Just the hope of hosting the games already has all sides of politics and all levels of government co-operating.

If we can harness that co-operation to get much-needed infrastructure and investment off drawing boards and into our lives sooner then I am all for it.

It isn’t about a few weeks of competition.

It’s about a decade of accelerated investment and the jobs that come with that investment not to mention the lasting legacy of the things we build.

As some industry leaders have said, hosting the Olympics would provide Queensland with a decade of preparation and a decade of celebration after.

As always I am keen to hear what Queenslanders think.

I encourage everyone to reach out via their local newspapers and radio stations and social media.

This is something we have to share right from the beginning.

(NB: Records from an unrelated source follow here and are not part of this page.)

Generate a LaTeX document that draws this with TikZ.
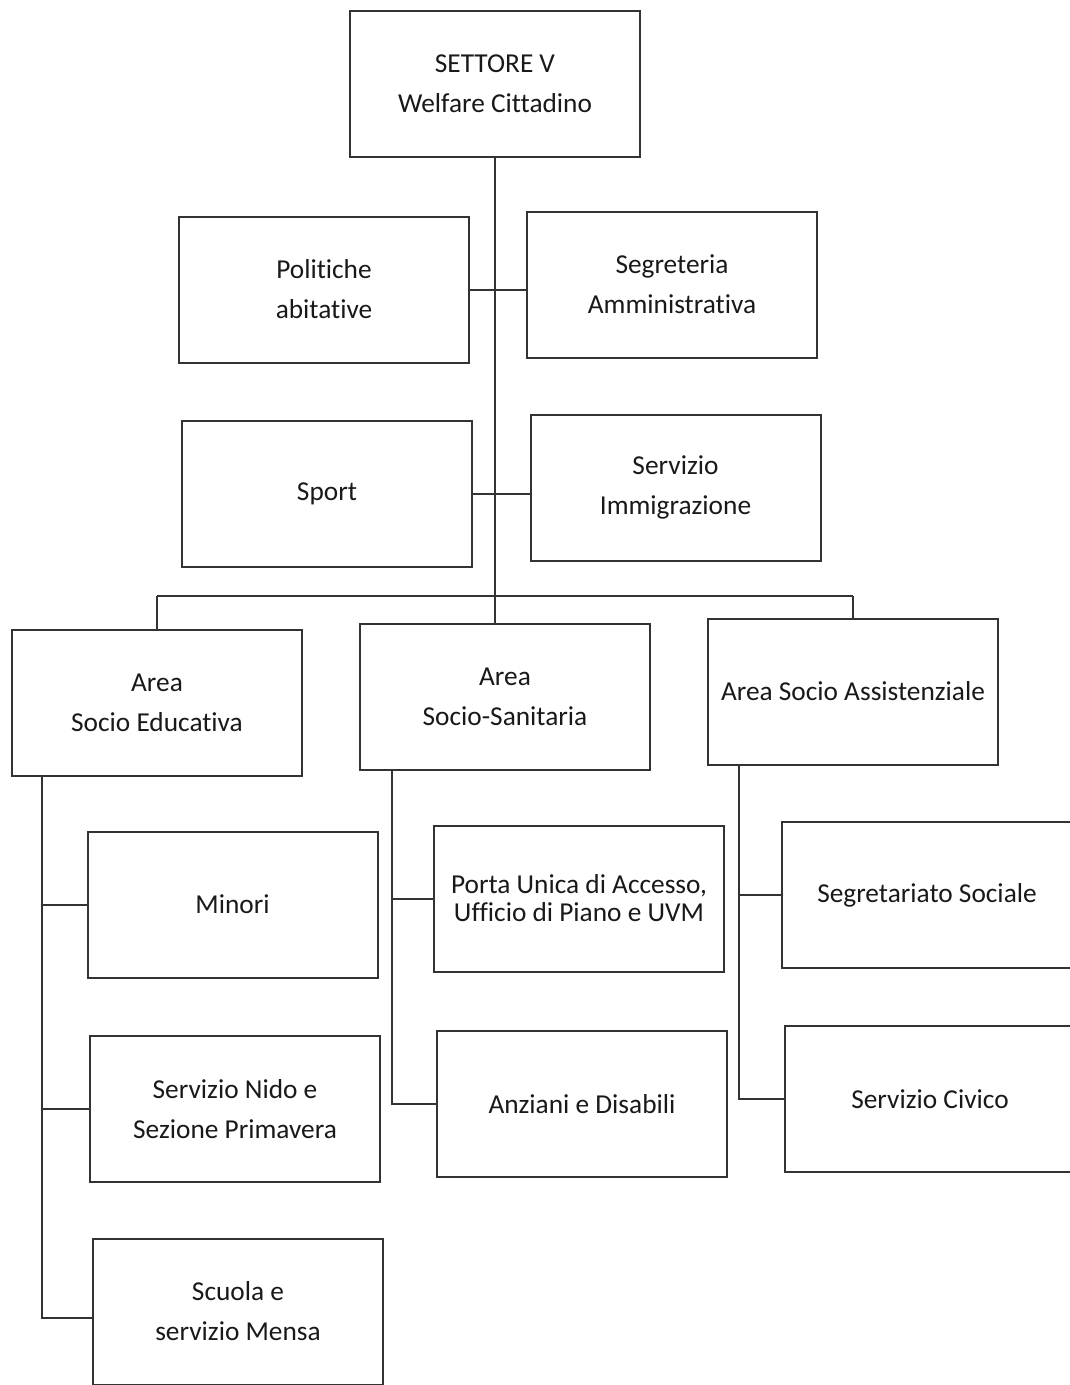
\documentclass[tikz,border=0pt]{standalone}
\usepackage{fontspec}
\setmainfont[Ligatures=NoCommon]{Carlito}
\usetikzlibrary{calc}
\begin{document}
\begin{tikzpicture}[x=0.75pt,y=-0.75pt,
  unit/.style={draw=black!80, line width=1.5pt, rectangle, align=center,
    minimum width=217.5pt, minimum height=109.5pt, inner sep=2pt,
    font=\fontsize{20.5}{30}\selectfont, text=black!90},
  link/.style={draw=black!80, line width=1.5pt}]
\useasboundingbox (0,0) rectangle (1070,1385);
\fill[white] (0,0) rectangle (1070,1385);

% top level
\node[unit] (settore) at (495,83.5) {SETTORE V\\Welfare Cittadino};

% staff units beside the spine
\node[unit] (polit) at (324,289.5) {Politiche\\abitative};
\node[unit] (segr)  at (672,284.5) {Segreteria\\Amministrativa};
\node[unit] (sport) at (327,494) {Sport};
\node[unit] (immig) at (675.5,487.5) {Servizio\\Immigrazione};

% areas
\node[unit] (aedu) at (157,702.5) {Area\\Socio Educativa};
\node[unit] (asan) at (505,696.5) {Area\\Socio-Sanitaria};
\node[unit] (aass) at (853,691.5) {Area Socio Assistenziale};

% services
\node[unit] (minori) at (232.5,904.5) {Minori};
\node[unit] (nido)   at (235,1109) {Servizio Nido e\\Sezione Primavera};
\node[unit] (scuola) at (238,1311.5) {Scuola e\\servizio Mensa};
\node[unit] (porta)  at (579,898.5) {Porta Unica di Accesso,\\[-9pt]Ufficio di Piano e UVM};
\node[unit] (anz)    at (582,1104) {Anziani e Disabili};
\node[unit] (segsoc) at (927,895) {Segretariato Sociale};
\node[unit] (civico) at (930,1099) {Servizio Civico};

% main spine and distribution bar
\coordinate (bar) at (497,596);
\draw[link] (settore.south) -- (settore.south |- bar);
\draw[link] (aedu.north |- bar) -- (aass.north |- bar);
\draw[link] (aedu.north |- bar) -- (aedu.north);
\draw[link] (aass.north |- bar) -- (aass.north);
\draw[link] (settore.south |- bar) -- (settore.south |- asan.north);

% staff links
\draw[link] (polit.east) -- (polit.east -| segr.west);
\draw[link] (sport.east) -- (sport.east -| immig.west);

% area spines
\coordinate (edu) at ($(aedu.south west)+(31,0)$);
\coordinate (san) at ($(asan.south west)+(33,0)$);
\coordinate (ass) at ($(aass.south west)+(32,0)$);

\draw[link] (edu) |- ($(scuola.west)+(0,6)$);
\draw[link] (edu |- minori.west) -- (minori.west);
\draw[link] (edu |- nido.west) -- (nido.west);

\draw[link] (san) |- (anz.west);
\draw[link] (san |- porta.west) -- (porta.west);

\draw[link] (ass) |- (civico.west);
\draw[link] (ass |- segsoc.west) -- (segsoc.west);
\end{tikzpicture}
\end{document}
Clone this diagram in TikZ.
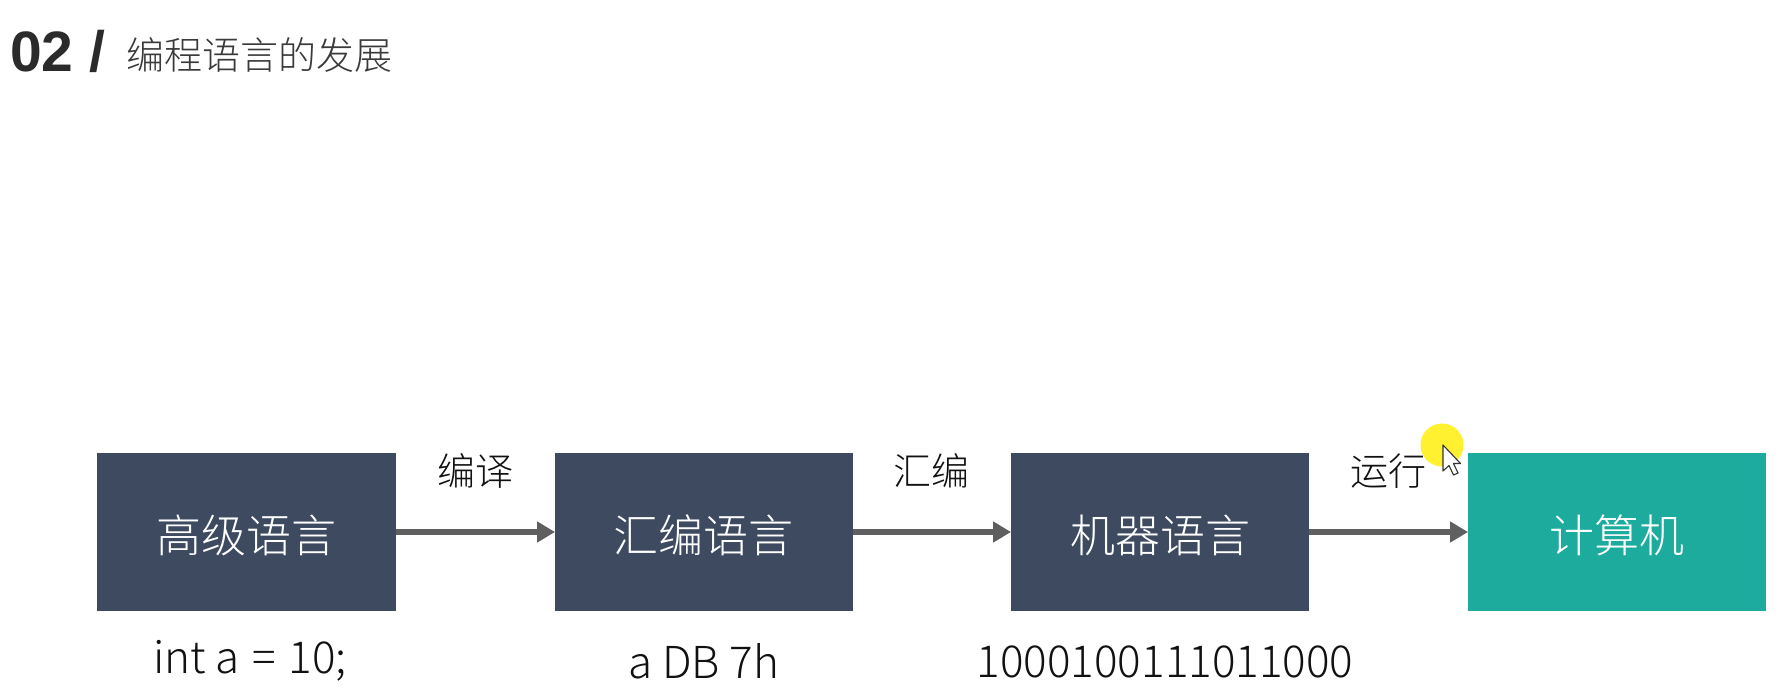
\documentclass[tikz,border=0pt]{standalone}
\usepackage{fontspec}
\setmainfont{Noto Sans CJK SC Light}
\newfontfamily\titlefont{Liberation Sans}[BoldFont={Liberation Sans Bold}]
\definecolor{boxdark}{HTML}{3D4A60}
\definecolor{boxteal}{HTML}{1CAB9C}
\definecolor{arrowgray}{HTML}{5F5F5F}
\definecolor{textdark}{HTML}{111111}
\definecolor{titlegray}{HTML}{2B2B2B}
\definecolor{subgray}{HTML}{3A3A3A}
\definecolor{cursoryellow}{HTML}{FFF030}
\newcommand{\fs}[1]{\fontsize{#1pt}{#1pt}\selectfont}
\tikzset{
  x=1pt,y=-1pt,
  box/.style={rectangle,draw=none,inner sep=0pt,minimum height=158pt,text=white},
  boxtext/.style={inner sep=0pt,text=white,font=\fs{45}},
  flow/.style={draw=arrowgray,line width=6.5pt,-{Triangle[length=18pt,width=20pt]}},
  steplabel/.style={inner sep=0pt,text=textdark,font=\fs{38}},
  codelabel/.style={inner sep=0pt,text=textdark,font=\fs{44}},
}
\usetikzlibrary{arrows.meta}
\begin{document}
\begin{tikzpicture}
\useasboundingbox (0,0) rectangle (1778,698);
\fill[white] (0,0) rectangle (1778,698);
\node[anchor=base west,inner sep=0pt,text=titlegray,font=\titlefont\bfseries\fs{57}] (num) at (10,72) {02 /};
\node[anchor=base west,inner sep=0pt,text=subgray,font=\fs{38}] (title) at (126,70) {编程语言的发展};
\node[box,fill=boxdark,minimum width=299pt] (a) at (246.5,532) {};
\node[box,fill=boxdark,minimum width=297.5pt] (b) at (704,532) {};
\node[box,fill=boxdark,minimum width=297.5pt] (c) at (1160,532) {};
\node[box,fill=boxteal,minimum width=297.5pt] (d) at (1617,532) {};
\node[boxtext] (at) at (246,535) {高级语言};
\node[boxtext] (bt) at (703,535) {汇编语言};
\node[boxtext] (ct) at (1160,535) {机器语言};
\node[boxtext] (dt) at (1617,535) {计算机};
\draw[flow] (a.east) -- (b.west);
\draw[flow] (b.east) -- (c.west);
\draw[flow] (c.east) -- (d.west);
\node[steplabel] (l1) at (475,471) {编译};
\node[steplabel] (l2) at (931,471) {汇编};
\node[steplabel] (l3) at (1388,471) {运行};
\node[codelabel] (t1) at (250,661) {int a\hspace{3pt} = \hspace{3pt}10;};
\node[codelabel] (t2) at (704,661) {a DB 7h};
\node[codelabel] (t3) at (1165,662) {1000100111011000};
\fill[cursoryellow] (1442,445) circle (21.5);
\draw[black!80,fill=white,line width=1.1pt,line join=round]
  (1443,445) -- (1443,471) -- (1449,465.5) -- (1453.5,475) -- (1458,473) -- (1453.5,463.5) -- (1460.5,463.5) -- cycle;
\end{tikzpicture}
\end{document}
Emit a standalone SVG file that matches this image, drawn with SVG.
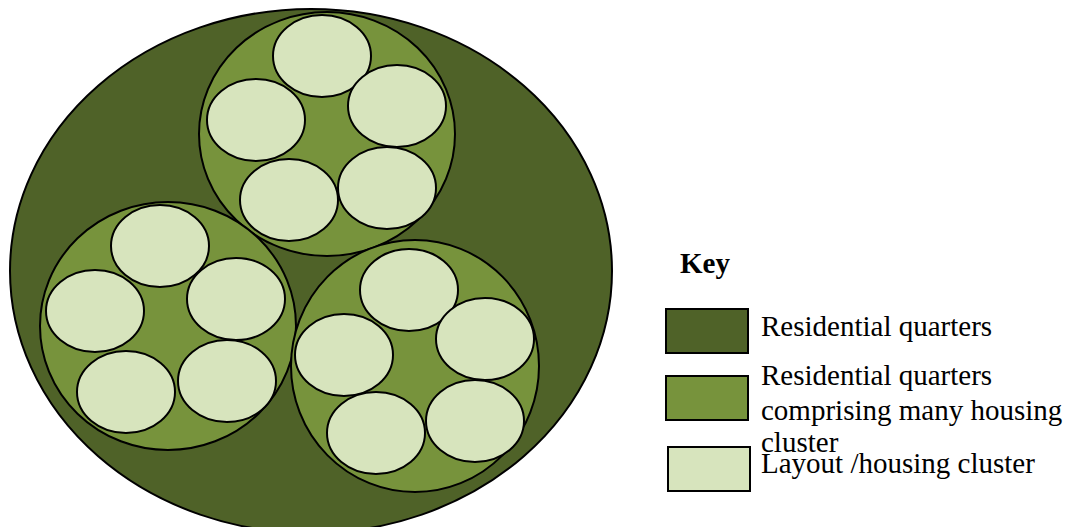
<svg xmlns="http://www.w3.org/2000/svg" width="1066" height="527" viewBox="0 0 1066 527">
<style>
.s{stroke:#000;stroke-width:2}
.d{fill:#4F6228}
.m{fill:#77933C}
.l{fill:#D7E4BD}
text{font-family:"Liberation Serif","Times New Roman",serif;font-size:29px;fill:#000}
</style>
<rect width="1066" height="527" fill="#fff"/>
<g id="outer"><ellipse class="s d" cx="311" cy="271" rx="301" ry="262"/></g>
<g id="cluster-top">
<ellipse class="s m" cx="327" cy="134" rx="128" ry="122"/>
<ellipse class="s l" cx="322" cy="56" rx="49" ry="41"/>
<ellipse class="s l" cx="256" cy="120" rx="49" ry="41"/>
<ellipse class="s l" cx="397" cy="106" rx="49" ry="41"/>
<ellipse class="s l" cx="289" cy="200" rx="49" ry="41"/>
<ellipse class="s l" cx="387" cy="188" rx="49" ry="41"/>
</g>
<g id="cluster-left">
<ellipse class="s m" cx="168" cy="326" rx="128" ry="124"/>
<ellipse class="s l" cx="160" cy="246" rx="49" ry="41"/>
<ellipse class="s l" cx="95" cy="311" rx="49" ry="41"/>
<ellipse class="s l" cx="236" cy="299" rx="49" ry="41"/>
<ellipse class="s l" cx="126" cy="392" rx="49" ry="41"/>
<ellipse class="s l" cx="227" cy="381" rx="49" ry="41"/>
</g>
<g id="cluster-right">
<ellipse class="s m" cx="415" cy="366" rx="124" ry="126"/>
<ellipse class="s l" cx="409" cy="290" rx="49" ry="41"/>
<ellipse class="s l" cx="344" cy="355" rx="49" ry="41"/>
<ellipse class="s l" cx="485" cy="339" rx="49" ry="41"/>
<ellipse class="s l" cx="376" cy="433" rx="49" ry="41"/>
<ellipse class="s l" cx="475" cy="421" rx="49" ry="41"/>
</g>
<g id="key">
<text x="680" y="273" font-weight="bold">Key</text>
<rect class="s d" x="666" y="309" width="82" height="44"/>
<rect class="s m" x="666" y="376" width="82" height="44"/>
<rect class="s l" x="668" y="447" width="82" height="44"/>
<text x="761" y="336">Residential quarters</text>
<text x="761" y="385">Residential quarters</text>
<text x="761" y="420">comprising many housing</text>
<text x="761" y="452">cluster</text>
<text x="761" y="473">Layout /housing cluster</text>
</g>
</svg>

As I said at the outset, the map of 1920 Queensland is very different to the map of 2020 Queensland – if we are to secure the Olympic Games, the map of 2032 will show Brisbane as a world city.

We live in the most decentralised state of Australia.

It’s critical that any government of any persuasion understands that and plans for that.

We live in a resource-rich state, a state where our exports go to the world.

It’s vital that every Queenslander is a beneficiary of that.

We live in a state where our population – currently at 5.1 million – continues to rapidly increase and we must plan so that each existing Queenslander and every future Queenslander is able to enjoy the lifestyle they expect and deserve and no one Queenslander is left behind.

My government recognises and understands each of those key facts.

We have acted – and will continue to act – with those key facts at the forefront of our mind.

As we approach 2020 and the dawn of a new decade, we are heading toward a new age and we have ensured we are ready for that new age.

As I said at the outset, the 1920s were a time of transformation for Queensland …. But in 1920 not even the most visionary of people would have imagined the Queensland of 100 years into the future.

The state of our state, ladies and gentlemen, is a story of prosperity and growth and safe and diligent planning for the prosperity of today and the continued growth of our future and it’s been a privilege to have been able to share that story with you today.

Queensland – I believe our best times are ahead of us.